Business

Engr. Farouk Ahmed Responds to Dangote.

Recent allegations regarding the financing of my children’s education have necessitated this response—not because I fear scrutiny of my finances, which I welcome, but because the timing and nature of these claims demand context that only three decades of public service can provide.

Since 1991, I have dedicated my professional life to Nigeria’s petroleum sector, rising through merit and competence from a junior engineer in the Department of Petroleum Resources to my current position as Chief Executive of the NMDPRA.

This journey, spanning many administrations, economic cycles, and countless regulatory challenges, has been guided by a single unwavering principle: The national interest of Nigeria transcends all personal considerations.

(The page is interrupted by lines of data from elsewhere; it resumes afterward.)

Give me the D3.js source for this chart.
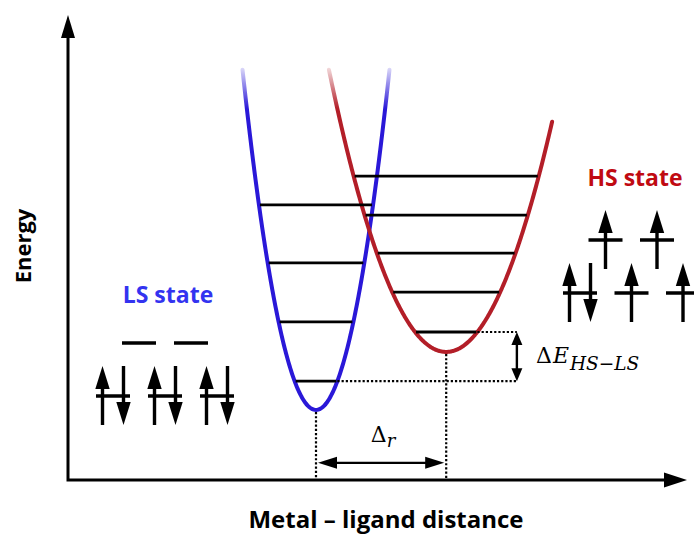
<!DOCTYPE html>
<html>
<head>
<meta charset="utf-8">
<script src="https://cdn.jsdelivr.net/npm/d3@7"></script>
<style>
  html, body { margin: 0; padding: 0; background: #fff; }
  svg { display: block; }
</style>
</head>
<body>
<script>
// Potential wells (harmonic): vertex distance r0, vertex energy E0, curvature k
const wellNames   = ["LS", "HS"];
const wellR0      = [40.0, 61.0];
const wellE0      = [15.1, 27.6];
const wellK       = [0.522, 0.170];
const wellTopLeft = [88.4, 88.4];   // energy where the left branch ends
const wellTopRight= [88.4, 77.2];   // energy where the right branch ends

// Vibrational levels of each well
const lsLevels = [21.3, 34.1, 46.8, 59.3];
const hsLevels = [31.9, 40.5, 48.9, 57.1, 65.5];

// d-electron occupancy (t2g then eg)
const lsT2g = [2, 2, 2];
const lsEg  = [0, 0];
const hsT2g = [2, 1, 1];
const hsEg  = [1, 1];

// Texts
const yTitle   = "Energy";
const xTitle   = "Metal \u2013 ligand distance";
const lsLabel  = "LS state";
const hsLabel  = "HS state";

const W = 694, H = 534;
const x = d3.scaleLinear().domain([0, 100]).range([68, 688]);
const y = d3.scaleLinear().domain([0, 100]).range([480, 16]);

const wellColor  = ["#2a18d8", "#b31e28"];
const labelColor = ["#3333f0", "#c00a12"];
const sansFont = "'Open Sans', Lato, sans-serif";
const mathFont = "'DejaVu Serif', serif";

const svg = d3.select("body").append("svg").attr("width", W).attr("height", H);
const defs = svg.append("defs");

// ---------- helpers ----------
function head(g, tx, ty, dx, dy, len, half) {
  // filled triangular arrowhead with tip at (tx,ty) pointing along (dx,dy)
  const bx = tx - dx * len, by = ty - dy * len;
  const px = -dy * half, py = dx * half;
  g.append("path")
    .attr("d", `M${tx},${ty}L${bx + px},${by + py}L${bx - px},${by - py}Z`)
    .attr("fill", "#000");
}

function inverseBranch(i, E, side) {
  return wellR0[i] + side * Math.sqrt(Math.max(0, E - wellE0[i]) / wellK[i]);
}

// ---------- axes ----------
const axes = svg.append("g");
axes.append("path")
  .attr("d", `M${x(0)},${y(100) + 20}V${y(0)}H${x(100) - 20}`)
  .attr("fill", "none").attr("stroke", "#000").attr("stroke-width", 3);
head(axes, x(0), y(100) - 1, 0, -1, 23, 7);
head(axes, x(100) - 1, y(0), 1, 0, 23, 7.5);

svg.append("text")
  .attr("transform", `translate(22,${246}) rotate(-90)`)
  .attr("text-anchor", "middle").attr("dominant-baseline", "central")
  .style("font-family", sansFont).style("font-weight", 700)
  .style("font-size", "22px").attr("fill", "#000")
  .text(yTitle);

svg.append("text")
  .attr("x", 386).attr("y", 528).attr("text-anchor", "middle")
  .style("font-family", sansFont).style("font-weight", 700)
  .style("font-size", "24px").attr("fill", "#000")
  .text(xTitle);

// ---------- wells ----------
wellNames.forEach((name, i) => {
  const grad = defs.append("linearGradient")
    .attr("id", "fade" + name).attr("gradientUnits", "userSpaceOnUse")
    .attr("x1", 0).attr("x2", 0).attr("y1", y(89)).attr("y2", y(80));
  grad.append("stop").attr("offset", 0).attr("stop-color", wellColor[i]).attr("stop-opacity", 0.15);
  grad.append("stop").attr("offset", 1).attr("stop-color", wellColor[i]).attr("stop-opacity", 1);

  const r1 = inverseBranch(i, wellTopLeft[i], -1);
  const r2 = inverseBranch(i, wellTopRight[i], 1);
  const pts = d3.range(r1, r2, 0.1).concat([r2])
    .map(r => [r, wellE0[i] + wellK[i] * (r - wellR0[i]) ** 2]);
  svg.append("path")
    .datum(pts)
    .attr("d", d3.line().x(d => x(d[0])).y(d => y(d[1])).curve(d3.curveBasis))
    .attr("fill", "none")
    .attr("stroke", `url(#fade${name})`)
    .attr("stroke-width", 4)
    .attr("stroke-linecap", "round");
});

// Vibrational levels, spanning each well wall to wall
[lsLevels, hsLevels].forEach((levels, i) => {
  svg.append("g").selectAll("line").data(levels).join("line")
    .attr("x1", E => x(inverseBranch(i, E, -1)) + 1)
    .attr("x2", E => x(inverseBranch(i, E, 1)) - 1)
    .attr("y1", E => y(E)).attr("y2", E => y(E))
    .attr("stroke", "#000").attr("stroke-width", 2.8);
});

// ---------- annotations ----------
const dotted = svg.append("g")
  .attr("stroke", "#000").attr("stroke-width", 2.2).attr("stroke-dasharray", "2.2,2").attr("fill", "none");
const bracketR = 72.4;
const lsGround = lsLevels[0], hsGround = hsLevels[0];
dotted.append("line")
  .attr("x1", x(inverseBranch(0, lsGround, 1))).attr("x2", x(bracketR))
  .attr("y1", y(lsGround)).attr("y2", y(lsGround));
dotted.append("line")
  .attr("x1", x(inverseBranch(1, hsGround, 1))).attr("x2", x(bracketR))
  .attr("y1", y(hsGround)).attr("y2", y(hsGround));
wellNames.forEach((n, i) => {
  dotted.append("line")
    .attr("x1", x(wellR0[i])).attr("x2", x(wellR0[i]))
    .attr("y1", y(wellE0[i]) + 2).attr("y2", y(0));
});

const ann = svg.append("g");
// ΔE double arrow
const ax = x(bracketR), yTop = y(hsGround), yBot = y(lsGround);
ann.append("line").attr("x1", ax).attr("x2", ax).attr("y1", yTop + 10).attr("y2", yBot - 10)
  .attr("stroke", "#000").attr("stroke-width", 2.4);
head(ann, ax, yTop, 0, -1, 13, 5.5);
head(ann, ax, yBot, 0, 1, 13, 5.5);

// Δr double arrow
const arY = y(3.7), xa = x(wellR0[0]), xb = x(wellR0[1]);
ann.append("line").attr("x1", xa + 10).attr("x2", xb - 10).attr("y1", arY).attr("y2", arY)
  .attr("stroke", "#000").attr("stroke-width", 2.4);
head(ann, xa + 2, arY, -1, 0, 19, 6);
head(ann, xb - 2, arY, 1, 0, 19, 6);

const dE = svg.append("text").attr("x", 536).attr("y", 363)
  .style("font-family", mathFont).style("font-size", "22px").attr("fill", "#000");
dE.append("tspan").text("\u0394");
dE.append("tspan").attr("dx", 1).style("font-style", "italic").text("E");
dE.append("tspan").attr("dy", 7).attr("dx", 1).style("font-style", "italic").style("font-size", "18.5px")
  .text("HS\u2212LS");

const dR = svg.append("text").attr("x", (xa + xb) / 2 + 2).attr("y", 442).attr("text-anchor", "middle")
  .style("font-family", mathFont).style("font-size", "22px").attr("fill", "#000");
dR.append("tspan").text("\u0394");
dR.append("tspan").attr("dy", 5).style("font-style", "italic").style("font-size", "18px").text("r");

// ---------- state labels ----------
svg.append("text").attr("x", 168).attr("y", 303).attr("text-anchor", "middle")
  .style("font-family", sansFont).style("font-weight", 700)
  .style("font-size", "23px").attr("fill", labelColor[0]).text(lsLabel);
svg.append("text").attr("x", 635).attr("y", 186).attr("text-anchor", "middle")
  .style("font-family", sansFont).style("font-weight", 700)
  .style("font-size", "23px").attr("fill", labelColor[1]).text(hsLabel);

// ---------- orbital diagrams ----------
function spinArrow(g, cx, cy, up) {
  const top = cy - 30, bot = cy + 29;
  if (up) {
    g.append("line").attr("x1", cx).attr("x2", cx).attr("y1", bot).attr("y2", top + 15)
      .attr("stroke", "#000").attr("stroke-width", 3.4);
    head(g, cx, top, 0, -1, 23, 7.2);
  } else {
    g.append("line").attr("x1", cx).attr("x2", cx).attr("y1", top).attr("y2", bot - 15)
      .attr("stroke", "#000").attr("stroke-width", 3.4);
    head(g, cx, bot, 0, 1, 23, 7.2);
  }
}

function orbitals(occ, x0, dx, yy) {
  const g = svg.append("g");
  occ.forEach((n, j) => {
    const cx = x0 + j * dx;
    g.append("line").attr("x1", cx - 17).attr("x2", cx + 17).attr("y1", yy).attr("y2", yy)
      .attr("stroke", "#000").attr("stroke-width", 3.4);
    if (n === 1) spinArrow(g, cx, yy, true);
    if (n === 2) { spinArrow(g, cx - 10.5, yy, true); spinArrow(g, cx + 10.5, yy, false); }
  });
}

orbitals(lsT2g, 113, 52, 396);
orbitals(lsEg, 139, 52, 343);
orbitals(hsT2g, 580, 51.5, 293);
orbitals(hsEg, 605.5, 51.5, 240);
</script>
</body>
</html>
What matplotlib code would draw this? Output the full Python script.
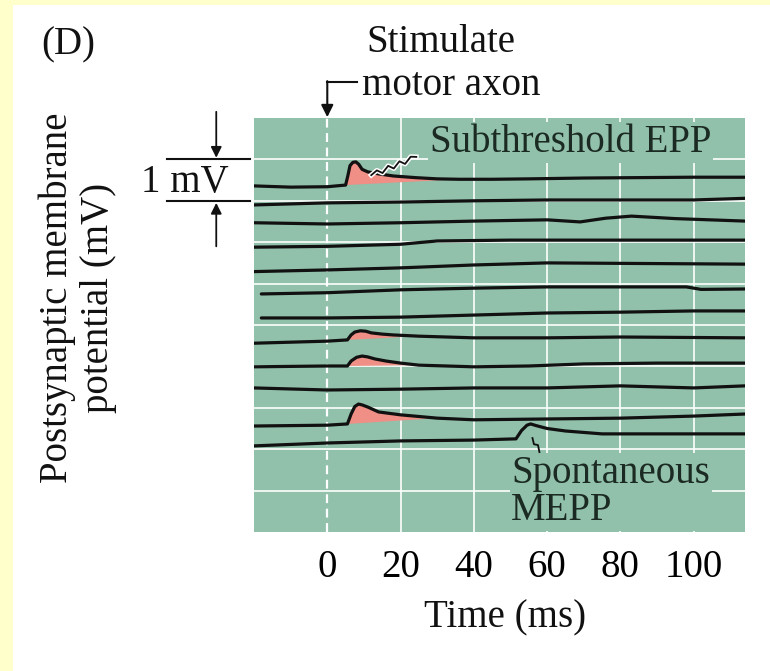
import numpy as np
import matplotlib
matplotlib.use('Agg')
import matplotlib.pyplot as plt
import matplotlib.patches as mpatches
import matplotlib.patheffects as pe

plt.rcParams['font.family'] = ['Liberation Serif', 'DejaVu Serif']

# sweeps, top to bottom: time (ms) and potential (mV, each sweep offset on the page)
t01 = [-20, -10, 0, 5, 5.6, 6.2, 7.0, 7.8, 8.6, 9.5, 11, 14, 18, 24, 30, 36, 45, 55, 70, 85, 100, 114]
v01 = [8.36, 8.33, 8.34, 8.38, 8.60, 8.85, 8.93, 8.94, 8.88, 8.76, 8.70, 8.65, 8.60, 8.56, 8.53, 8.52, 8.52, 8.53, 8.55, 8.56, 8.57, 8.57]
t02 = [-20, 0, 20, 40, 60, 80, 100, 114]
v02 = [7.90, 7.95, 7.97, 8.00, 8.02, 8.02, 8.02, 8.06]
t03 = [-20, 0, 20, 40, 60, 69, 76, 83, 95, 114]
v03 = [7.47, 7.44, 7.47, 7.51, 7.54, 7.49, 7.58, 7.63, 7.57, 7.51]
t04 = [-20, 0, 20, 30, 50, 80, 114]
v04 = [6.88, 6.90, 6.95, 7.03, 7.05, 7.05, 7.05]
t05 = [-20, 0, 20, 40, 60, 114]
v05 = [6.29, 6.33, 6.38, 6.45, 6.50, 6.47]
t06 = [-18, 0, 20, 40, 60, 98, 102, 114]
v06 = [5.75, 5.78, 5.85, 5.89, 5.92, 5.92, 5.86, 5.87]
t07 = [-18, 0, 20, 40, 60, 80, 100, 114]
v07 = [5.17, 5.17, 5.19, 5.24, 5.29, 5.31, 5.34, 5.34]
t08 = [-20, 0, 5.5, 6.5, 7.5, 9, 10.5, 12, 15, 18, 25, 40, 60, 80, 114]
v08 = [4.56, 4.61, 4.64, 4.76, 4.83, 4.86, 4.85, 4.81, 4.78, 4.76, 4.73, 4.69, 4.69, 4.71, 4.69]
t09 = [-20, 0, 5.5, 6.5, 8, 9.5, 11, 13, 16, 20, 25, 40, 55, 70, 90, 114]
v09 = [3.99, 4.01, 4.01, 4.13, 4.22, 4.25, 4.23, 4.18, 4.13, 4.08, 4.03, 3.99, 4.01, 4.06, 4.08, 4.08]
t10 = [-20, 0, 20, 40, 60, 80, 100, 114]
v10 = [3.48, 3.43, 3.45, 3.48, 3.48, 3.53, 3.48, 3.53]
t11 = [-20, 0, 5.5, 6.5, 7.5, 8.5, 9.5, 11, 14, 20, 30, 40, 60, 80, 100, 114]
v11 = [2.56, 2.58, 2.61, 2.85, 3.03, 3.09, 3.07, 3.02, 2.90, 2.83, 2.75, 2.71, 2.73, 2.75, 2.80, 2.85]
t12 = [-20, 0, 20, 40, 51.5, 53, 54.5, 55.5, 57, 60, 65, 75, 90, 114]
v12 = [2.08, 2.15, 2.20, 2.22, 2.25, 2.45, 2.58, 2.61, 2.57, 2.50, 2.44, 2.37, 2.37, 2.37]

sweeps = [(t01, v01), (t02, v02), (t03, v03), (t04, v04), (t05, v05), (t06, v06),
          (t07, v07), (t08, v08), (t09, v09), (t10, v10), (t11, v11), (t12, v12)]

# shaded EPPs: sweep index -> (start, end) in ms
epp_spans = {0: (5, 36), 7: (5.5, 25), 8: (5.5, 25), 10: (5.5, 30)}

time_ticks = [0, 20, 40, 60, 80, 100]

green = '#91c0ab'
ink = '#111111'
txtcol = '#1b2a22'
pink = '#ef8f86'
fs = 28

W, H = 770, 671
fig = plt.figure(figsize=(W / 100, H / 100), dpi=100)
fig.patch.set_facecolor('#ffffcc')
fig.patches.append(mpatches.Rectangle((13 / W, 0), 1, 1 - 5 / H, transform=fig.transFigure,
                                      facecolor='white', edgecolor='none', zorder=-10))

ax = fig.add_axes([254 / W, (H - 532) / H, (745 - 254) / W, (532 - 118) / H])
ax.set_zorder(5)
ax.set_facecolor(green)
ax.set_xlim(-20, 114)
ax.set_ylim(0, 10)
for s in ax.spines.values():
    s.set_visible(False)

# grid
for y in range(1, 10):
    ax.axhline(y, color='white', lw=1.4, alpha=0.85, zorder=1)
for x in time_ticks[1:]:
    ax.axvline(x, color='white', lw=1.4, alpha=0.85, zorder=1)
ax.axvline(0, color='white', lw=1.6, ls=(0, (4, 2.5)), zorder=1)

# sweeps
for i, (t, v) in enumerate(sweeps):
    t = np.array(t)
    v = np.array(v)
    if i in epp_spans:
        a, b = epp_spans[i]
        m = (t >= a) & (t <= b)
        ax.fill(t[m], v[m], color=pink, lw=0, zorder=2)
    ax.plot(t, v, color=ink, lw=2.3, solid_capstyle='round', zorder=3)

ax.set_xticks(time_ticks)
ax.set_xticklabels([str(x) for x in time_ticks], fontsize=fs)
ax.set_yticks([])
ax.tick_params(axis='x', length=0, pad=12)

# annotations in the plot
ax.text(28.0, 9.18, 'Subthreshold EPP', fontsize=fs, color=txtcol, ha='left', va='baseline',
        zorder=2, bbox=dict(facecolor=green, edgecolor='none', pad=1))
zx = np.linspace(12.0, 24.3, 9)
zy = np.linspace(8.62, 9.06, 9) + np.array([0, 0.06, -0.06, 0.06, -0.06, 0.06, -0.06, 0.06, 0])
ax.plot(zx, zy, color=ink, lw=1.3, zorder=4,
        path_effects=[pe.Stroke(linewidth=3.5, foreground='white'), pe.Normal()])

# baseline of the last line ("MEPP")
ax.text(50.2, 0.29, 'Spontaneous\nMEPP', fontsize=fs, color=txtcol, ha='left', va='baseline',
        linespacing=1.0, zorder=2, bbox=dict(facecolor=green, edgecolor='none', pad=1))
ax.plot([56.0, 56.4, 57.5, 57.9], [2.27, 2.12, 2.10, 1.93], color=ink, lw=1.3, zorder=4)

# stimulus marker
ax.plot([0, 8.2], [10.87, 10.87], color=ink, lw=1.5, clip_on=False)
ax.annotate('', xy=(0, 10.02), xytext=(0, 10.89), annotation_clip=False,
            arrowprops=dict(arrowstyle='-|>', color=ink, lw=1.5, mutation_scale=18, shrinkA=0, shrinkB=0))
ax.text(10.7, 11.60, 'Stimulate', fontsize=fs, ha='left', va='baseline', color=ink)
ax.text(9.6, 10.55, 'motor axon', fontsize=fs, ha='left', va='baseline', color=ink)

# 1 mV scale bar
ax.plot([-43.7, -21.0], [9, 9], color=ink, lw=1.5, clip_on=False)
ax.plot([-43.7, -21.0], [8, 8], color=ink, lw=1.5, clip_on=False)
ax.annotate('', xy=(-30.3, 9.04), xytext=(-30.3, 10.15), annotation_clip=False,
            arrowprops=dict(arrowstyle='-|>', color=ink, lw=1.3, mutation_scale=16, shrinkA=0, shrinkB=0))
ax.annotate('', xy=(-30.3, 7.95), xytext=(-30.3, 6.9), annotation_clip=False,
            arrowprops=dict(arrowstyle='-|>', color=ink, lw=1.3, mutation_scale=16, shrinkA=0, shrinkB=0))
ax.text(-50.8, 8.21, '1 mV', fontsize=fs, ha='left', va='baseline', color=ink)

# figure labels
fig.text(68 / W, 1 - 45 / H, '(D)', fontsize=fs, ha='center', va='center', color=ink)
fig.text(505 / W, 1 - 627 / H, 'Time (ms)', fontsize=fs, ha='center', va='baseline', color=ink)
fig.text(78 / W, 1 - 298 / H, 'Postsynaptic membrane\npotential (mV)', fontsize=fs, rotation=90,
         ha='center', va='center', multialignment='center', linespacing=1.15, color=ink)

fig.savefig('out.png', dpi=100, facecolor=fig.get_facecolor())
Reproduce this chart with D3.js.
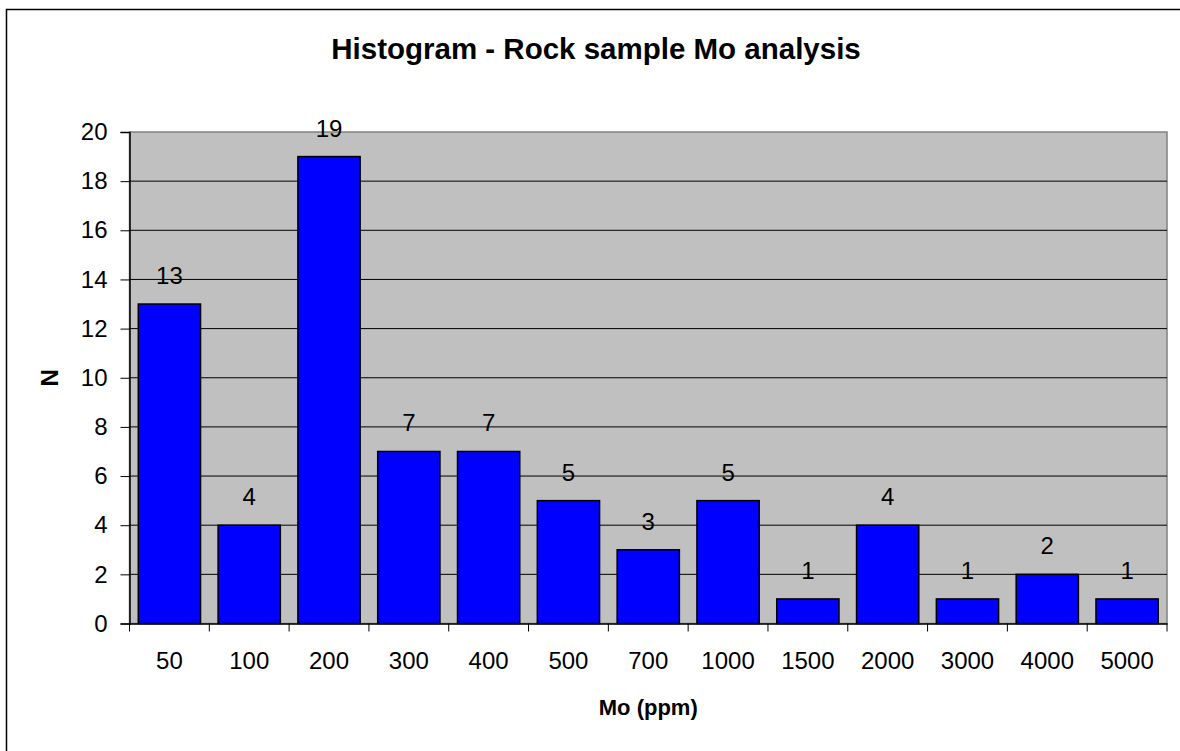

A Career Built on Technical Excellence

My entry into petroleum administration came through Nigeria’s competitive civil service examination, not political patronage.

I spent my formative years in the technical divisions, crude oil marketing, gas supply monitoring, and downstream operations.

These are divisions, where decisions are measured not by political expediency but by engineering precision and market realities.

By 2012, I had risen to General Manager of the Crude Oil Marketing Division, overseeing Nigeria’s most critical revenue stream during a period of unprecedented global oil price volatility.

Those years taught me that regulatory integrity is not merely about following rules, but about understanding that every decision affects millions of Nigerians who depend on affordable, reliable energy.

When I became Deputy Director in 2015, inheriting responsibility for downstream regulation amid fuel scarcity and pricing controversies, I learned that principled positions often create powerful opponents.

My appointment as NMDPRA Chief Executive in 2021 came with a clear mandate: implement the Petroleum Industry Act’s reforms with transparency and without favour.

I accepted this responsibility understanding its implications.

Reforming a sector characterized by decades of opacity, preferential licensing, and regulatory capture would necessarily antagonize entities whose business models depended on that very opacity.

The Education Question: Facts Over Innuendo

The allegation that I spent $5 million on my children’s Swiss secondary education is present- ed as evidence of corruption inconsistent with my official income.

This requires factual correction.

Three of my four children received substantial merit-based scholarships ranging from 40% to 65% of tuition costs, verifiable information are available to any authorized investigation.

My late father, a Northern Nigerian businessman who established education trust funds for his grandchildren before his 2018 passing, provided additional support consistent with our cultural traditions of collective family investment in education.

When scholarships, family contributions, and my own savings accumulated over three decades are properly accounted for, my personal financial obligation was entirely consistent with someone of my professional standing and length of service.

My annual compensation as NMDPRA CEO, approximately N48 million including all allowances, is publicly available in our audited reports.

Combined with legitimate savings from decades of federal employment, cooperative investments available to all civil servants, and family resources, funding my children’s education required neither corruption nor living beyond my means.

I have submitted detailed asset declarations to the Code of Conduct Bureau every year since entering public service. Every income source, investment, and significant expenditure is documented and available for scrutiny.

I hereby publicly authorize all educational institutions my children have attended to disclose financial records to authorized Nigerian government investigators, confident that such disclosure will reveal the substantial gap between allegation and reality.

As well it must be noted that schools abroad do not accepts fees that are not legitimately earned, this is why in the Nigerian social media parlance, they call it saner climes. Regulatory Independence and Its Discontents.

These allegations resurface precisely when NMDPRA has enforced quality standards revealing substandard petroleum products in the market, implemented stricter licensing requirements, and insisted on transparent pricing mechanisms that eliminate opacity benefiting certain market players.

This timing is not coincidental. The characterization of NMDPRA’s Q1 2026 import licensing approvals as “economic sabotage” fundamentally misunderstands our statutory mandate.

Section 7 of the Petroleum Industry Act obligates us to ensure supply security and prevent scarcity. Granting import licenses when domestic supply proves insufficient is not sabotage, it is our legal duty.

A single-source supply model, regardless of ownership, creates dangerous vulnerabilities that no responsible regulator can ignore.

Since 2021, NMDPRA has published detailed monthly supply reports, established public data portals showing licensing and pricing information, and submitted to rigorous audits by international firms.